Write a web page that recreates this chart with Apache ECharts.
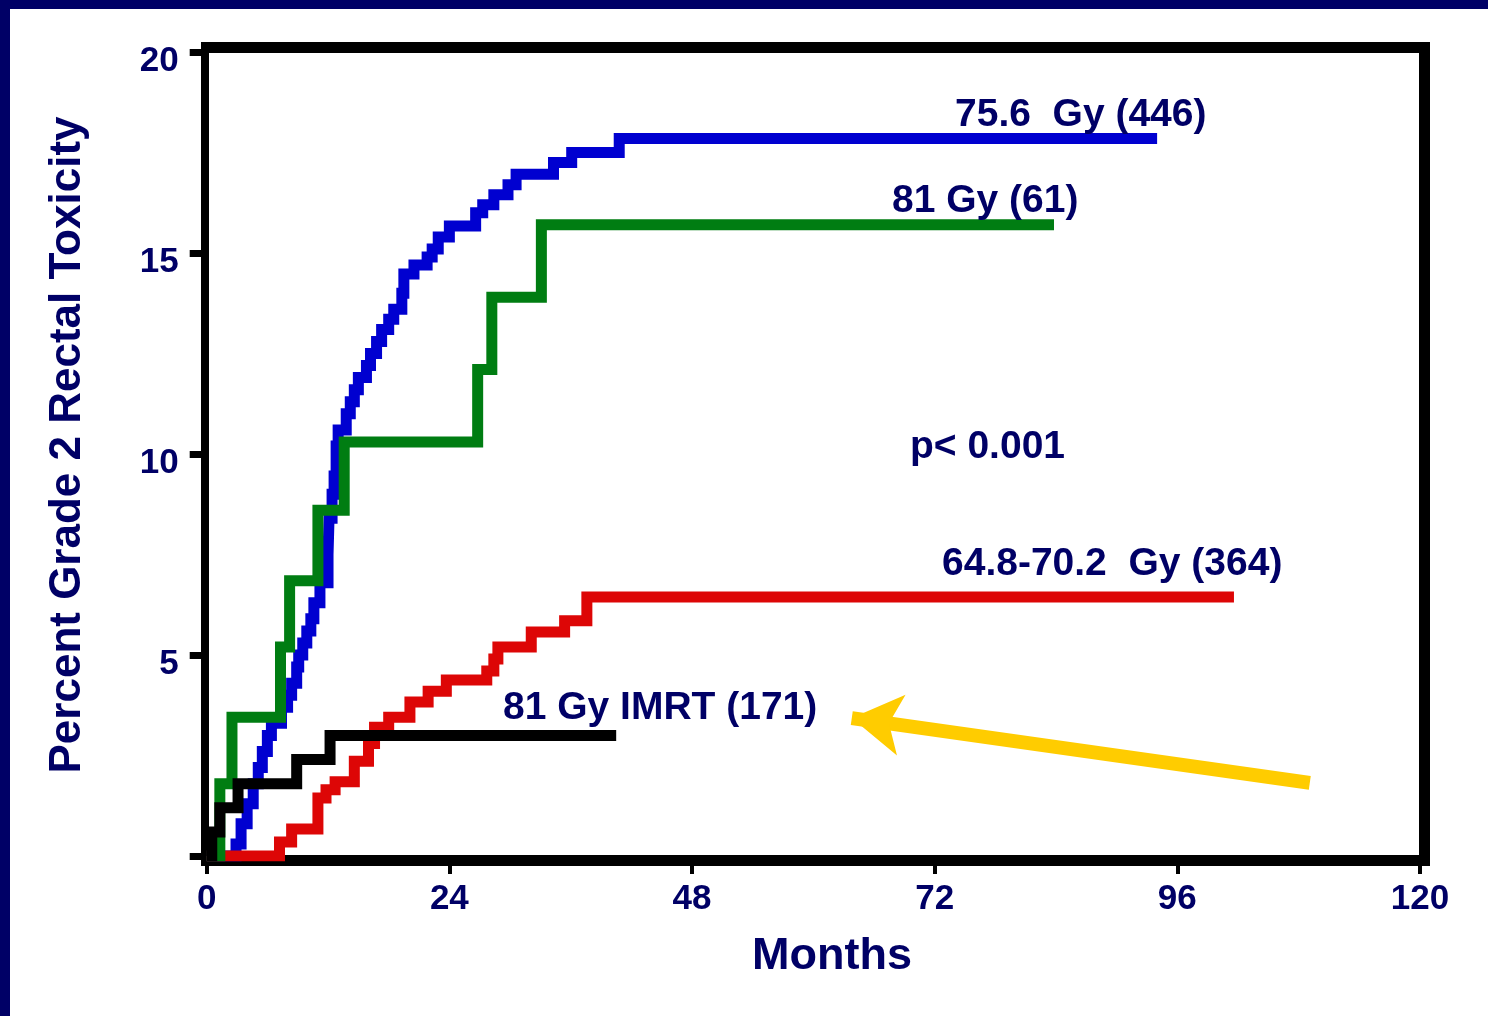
<!DOCTYPE html>
<html>
<head>
<meta charset="utf-8">
<script src="https://cdn.jsdelivr.net/npm/echarts@6/dist/echarts.min.js"></script>
<style>
html,body{margin:0;padding:0;background:#fff;}
#chart{width:1488px;height:1016px;}
</style>
</head>
<body>
<div id="chart"></div>
<script>
// ---- Data (months, cumulative % grade 2 rectal toxicity), step curves ----
var xTicks = [0, 24, 48, 72, 96, 120];
var yTickLabels = {0: '', 5: '5', 10: '10', 15: '15', 20: '20'};

var gy756 = [[0,0],[2.9,0.3],[3.4,0.8],[4.0,1.3],[4.6,1.8],[5.1,2.2],[5.5,2.6],[6.0,3.0],[6.4,3.3],[7.4,3.7],[8.0,4.0],[8.4,4.3],[8.9,4.7],[9.1,5.0],[9.5,5.3],[9.9,5.6],[10.3,5.9],[10.6,6.3],[11.2,6.8],[12.0,7.5],[12.1,8.4],[12.4,9.0],[12.6,9.45],[12.8,10.2],[13.0,10.6],[13.8,11.0],[14.2,11.3],[14.6,11.6],[15.0,11.9],[15.8,12.2],[16.2,12.5],[16.8,12.8],[17.3,13.1],[18.0,13.35],[18.5,13.6],[19.3,14.0],[19.5,14.48],[20.5,14.7],[21.8,14.9],[22.3,15.1],[22.9,15.4],[24.0,15.67],[26.6,16.0],[27.3,16.2],[28.4,16.45],[29.8,16.7],[30.6,16.96],[34.3,17.25],[36.1,17.5],[40.8,17.85],[94.0,17.85]];

var gy6470 = [[0,0],[7.2,0.35],[8.4,0.67],[11.0,1.44],[11.8,1.65],[12.7,1.85],[14.6,2.36],[16.0,2.8],[16.6,3.2],[18.0,3.45],[20.1,3.83],[21.9,4.1],[23.7,4.38],[27.7,4.6],[28.4,4.9],[28.8,5.2],[32.1,5.57],[35.4,5.85],[37.6,6.44],[101.6,6.44]];

var gy81 = [[0,0],[1.3,1.8],[2.5,3.45],[7.3,5.2],[8.2,6.85],[11.0,8.6],[13.6,10.3],[26.8,12.1],[28.2,13.9],[33.1,15.7],[83.8,15.7]];

var gy81imrt = [[0,0],[0.5,0.6],[1.3,1.2],[3.1,1.8],[8.9,2.4],[12.2,3.0],[40.5,3.0]];

var arrowFrom = [109.1, 1.82];
var arrowTo = [63.8, 3.43];

var labels = [
  {text: '75.6  Gy (446)', x: 955, y: 115},
  {text: '81 Gy (61)', x: 892, y: 201},
  {text: 'p< 0.001', x: 910, y: 447},
  {text: '64.8-70.2  Gy (364)', x: 942, y: 564},
  {text: '81 Gy IMRT (171)', x: 503, y: 708}
];

var NAVY = '#000066';
var FONT = '"Liberation Sans", Arial, sans-serif';

function stepSeries(name, data, color) {
  return {
    name: name, type: 'line', step: 'end', data: data,
    symbol: 'none', animation: false, silent: true,
    lineStyle: {color: color, width: 11, cap: 'butt', join: 'miter'}
  };
}

var chart = echarts.init(document.getElementById('chart'), null, {renderer: 'canvas'});

var graphics = [
  // navy slide frame
  {type: 'rect', shape: {x: 0, y: 0, width: 1488, height: 9}, style: {fill: NAVY}, z: 0},
  {type: 'rect', shape: {x: 0, y: 0, width: 10, height: 1016}, style: {fill: NAVY}, z: 0},
  // plot frame
  {type: 'rect', shape: {x: 201, y: 42, width: 1229, height: 11}, style: {fill: '#000'}, z: 0},
  {type: 'rect', shape: {x: 1419, y: 42, width: 11, height: 824}, style: {fill: '#000'}, z: 0},
  {type: 'rect', shape: {x: 201, y: 855, width: 1229, height: 11}, style: {fill: '#000'}, z: 0},
  {type: 'rect', shape: {x: 201, y: 42, width: 8, height: 824}, style: {fill: '#000'}, z: 0},
  // axis titles
  {type: 'text', x: 68, y: 445, rotation: Math.PI / 2, z: 10,
   style: {text: 'Percent Grade 2 Rectal Toxicity', fill: NAVY, font: 'bold 44px ' + FONT,
           align: 'center', verticalAlign: 'middle', textAlign: 'center', textVerticalAlign: 'middle'}},
  {type: 'text', x: 832, y: 957, z: 10,
   style: {text: 'Months', fill: NAVY, font: 'bold 45px ' + FONT,
           align: 'center', verticalAlign: 'middle', textAlign: 'center', textVerticalAlign: 'middle'}}
];
labels.forEach(function (l) {
  graphics.push({type: 'text', x: l.x, y: l.y, z: 10,
    style: {text: l.text, fill: NAVY, font: 'bold 39px ' + FONT,
            align: 'left', verticalAlign: 'middle', textAlign: 'left', textVerticalAlign: 'middle'}});
});

var blackSeries = stepSeries('81 Gy IMRT (171)', gy81imrt, '#000000');
blackSeries.markLine = {
  silent: true, animation: false,
  symbol: ['none', 'arrow'], symbolSize: [46, 50],
  label: {show: false},
  lineStyle: {color: '#FFCC00', width: 14, type: 'solid', opacity: 1},
  data: [[{coord: arrowFrom}, {coord: arrowTo}]]
};

chart.setOption({
  backgroundColor: '#ffffff',
  animation: false,
  grid: {left: 206.7, right: 68, top: 52, bottom: 160, containLabel: false},
  xAxis: {
    type: 'value', min: xTicks[0], max: xTicks[xTicks.length - 1], interval: 24,
    axisLine: {show: false},
    axisTick: {show: true, length: 18, lineStyle: {color: '#000', width: 4}},
    splitLine: {show: false},
    axisLabel: {margin: 26, color: NAVY, fontSize: 35, fontWeight: 'bold', fontFamily: FONT,
      formatter: function (v) { return xTicks.indexOf(v) >= 0 ? String(v) : ''; }}
  },
  yAxis: {
    type: 'value', min: 0, max: 20, interval: 5,
    axisLine: {show: false},
    axisTick: {show: true, length: 17, lineStyle: {color: '#000', width: 7}},
    splitLine: {show: false},
    axisLabel: {margin: 28, color: NAVY, fontSize: 35, fontWeight: 'bold', fontFamily: FONT,
      verticalAlign: 'top', lineHeight: 18,
      formatter: function (v) { return yTickLabels[v] !== undefined ? yTickLabels[v] : ''; }}
  },
  graphic: graphics,
  series: [
    stepSeries('75.6 Gy (446)', gy756, '#0000D0'),
    stepSeries('64.8-70.2 Gy (364)', gy6470, '#DD0606'),
    stepSeries('81 Gy (61)', gy81, '#007D12'),
    blackSeries
  ]
});
</script>
</body>
</html>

# What you need to do
Transcribe the whole listing exactly. Pictures are excluded.

# Result for this task
Write a web page that recreates this chart with Apache ECharts.
<!DOCTYPE html>
<html>
<head>
<meta charset="utf-8">
<script src="https://cdn.jsdelivr.net/npm/echarts@6/dist/echarts.min.js"></script>
<style>
html,body{margin:0;padding:0;background:#fff;}
#chart{width:1488px;height:1016px;}
</style>
</head>
<body>
<div id="chart"></div>
<script>
// ---- Data (months, cumulative % grade 2 rectal toxicity), step curves ----
var xTicks = [0, 24, 48, 72, 96, 120];
var yTickLabels = {0: '', 5: '5', 10: '10', 15: '15', 20: '20'};

var gy756 = [[0,0],[2.9,0.3],[3.4,0.8],[4.0,1.3],[4.6,1.8],[5.1,2.2],[5.5,2.6],[6.0,3.0],[6.4,3.3],[7.4,3.7],[8.0,4.0],[8.4,4.3],[8.9,4.7],[9.1,5.0],[9.5,5.3],[9.9,5.6],[10.3,5.9],[10.6,6.3],[11.2,6.8],[12.0,7.5],[12.1,8.4],[12.4,9.0],[12.6,9.45],[12.8,10.2],[13.0,10.6],[13.8,11.0],[14.2,11.3],[14.6,11.6],[15.0,11.9],[15.8,12.2],[16.2,12.5],[16.8,12.8],[17.3,13.1],[18.0,13.35],[18.5,13.6],[19.3,14.0],[19.5,14.48],[20.5,14.7],[21.8,14.9],[22.3,15.1],[22.9,15.4],[24.0,15.67],[26.6,16.0],[27.3,16.2],[28.4,16.45],[29.8,16.7],[30.6,16.96],[34.3,17.25],[36.1,17.5],[40.8,17.85],[94.0,17.85]];

var gy6470 = [[0,0],[7.2,0.35],[8.4,0.67],[11.0,1.44],[11.8,1.65],[12.7,1.85],[14.6,2.36],[16.0,2.8],[16.6,3.2],[18.0,3.45],[20.1,3.83],[21.9,4.1],[23.7,4.38],[27.7,4.6],[28.4,4.9],[28.8,5.2],[32.1,5.57],[35.4,5.85],[37.6,6.44],[101.6,6.44]];

var gy81 = [[0,0],[1.3,1.8],[2.5,3.45],[7.3,5.2],[8.2,6.85],[11.0,8.6],[13.6,10.3],[26.8,12.1],[28.2,13.9],[33.1,15.7],[83.8,15.7]];

var gy81imrt = [[0,0],[0.5,0.6],[1.3,1.2],[3.1,1.8],[8.9,2.4],[12.2,3.0],[40.5,3.0]];

var arrowFrom = [109.1, 1.82];
var arrowTo = [63.8, 3.43];

var labels = [
  {text: '75.6  Gy (446)', x: 955, y: 115},
  {text: '81 Gy (61)', x: 892, y: 201},
  {text: 'p< 0.001', x: 910, y: 447},
  {text: '64.8-70.2  Gy (364)', x: 942, y: 564},
  {text: '81 Gy IMRT (171)', x: 503, y: 708}
];

var NAVY = '#000066';
var FONT = '"Liberation Sans", Arial, sans-serif';

function stepSeries(name, data, color) {
  return {
    name: name, type: 'line', step: 'end', data: data,
    symbol: 'none', animation: false, silent: true,
    lineStyle: {color: color, width: 11, cap: 'butt', join: 'miter'}
  };
}

var chart = echarts.init(document.getElementById('chart'), null, {renderer: 'canvas'});

var graphics = [
  // navy slide frame
  {type: 'rect', shape: {x: 0, y: 0, width: 1488, height: 9}, style: {fill: NAVY}, z: 0},
  {type: 'rect', shape: {x: 0, y: 0, width: 10, height: 1016}, style: {fill: NAVY}, z: 0},
  // plot frame
  {type: 'rect', shape: {x: 201, y: 42, width: 1229, height: 11}, style: {fill: '#000'}, z: 0},
  {type: 'rect', shape: {x: 1419, y: 42, width: 11, height: 824}, style: {fill: '#000'}, z: 0},
  {type: 'rect', shape: {x: 201, y: 855, width: 1229, height: 11}, style: {fill: '#000'}, z: 0},
  {type: 'rect', shape: {x: 201, y: 42, width: 8, height: 824}, style: {fill: '#000'}, z: 0},
  // axis titles
  {type: 'text', x: 68, y: 445, rotation: Math.PI / 2, z: 10,
   style: {text: 'Percent Grade 2 Rectal Toxicity', fill: NAVY, font: 'bold 44px ' + FONT,
           align: 'center', verticalAlign: 'middle', textAlign: 'center', textVerticalAlign: 'middle'}},
  {type: 'text', x: 832, y: 957, z: 10,
   style: {text: 'Months', fill: NAVY, font: 'bold 45px ' + FONT,
           align: 'center', verticalAlign: 'middle', textAlign: 'center', textVerticalAlign: 'middle'}}
];
labels.forEach(function (l) {
  graphics.push({type: 'text', x: l.x, y: l.y, z: 10,
    style: {text: l.text, fill: NAVY, font: 'bold 39px ' + FONT,
            align: 'left', verticalAlign: 'middle', textAlign: 'left', textVerticalAlign: 'middle'}});
});

var blackSeries = stepSeries('81 Gy IMRT (171)', gy81imrt, '#000000');
blackSeries.markLine = {
  silent: true, animation: false,
  symbol: ['none', 'arrow'], symbolSize: [46, 50],
  label: {show: false},
  lineStyle: {color: '#FFCC00', width: 14, type: 'solid', opacity: 1},
  data: [[{coord: arrowFrom}, {coord: arrowTo}]]
};

chart.setOption({
  backgroundColor: '#ffffff',
  animation: false,
  grid: {left: 206.7, right: 68, top: 52, bottom: 160, containLabel: false},
  xAxis: {
    type: 'value', min: xTicks[0], max: xTicks[xTicks.length - 1], interval: 24,
    axisLine: {show: false},
    axisTick: {show: true, length: 18, lineStyle: {color: '#000', width: 4}},
    splitLine: {show: false},
    axisLabel: {margin: 26, color: NAVY, fontSize: 35, fontWeight: 'bold', fontFamily: FONT,
      formatter: function (v) { return xTicks.indexOf(v) >= 0 ? String(v) : ''; }}
  },
  yAxis: {
    type: 'value', min: 0, max: 20, interval: 5,
    axisLine: {show: false},
    axisTick: {show: true, length: 17, lineStyle: {color: '#000', width: 7}},
    splitLine: {show: false},
    axisLabel: {margin: 28, color: NAVY, fontSize: 35, fontWeight: 'bold', fontFamily: FONT,
      verticalAlign: 'top', lineHeight: 18,
      formatter: function (v) { return yTickLabels[v] !== undefined ? yTickLabels[v] : ''; }}
  },
  graphic: graphics,
  series: [
    stepSeries('75.6 Gy (446)', gy756, '#0000D0'),
    stepSeries('64.8-70.2 Gy (364)', gy6470, '#DD0606'),
    stepSeries('81 Gy (61)', gy81, '#007D12'),
    blackSeries
  ]
});
</script>
</body>
</html>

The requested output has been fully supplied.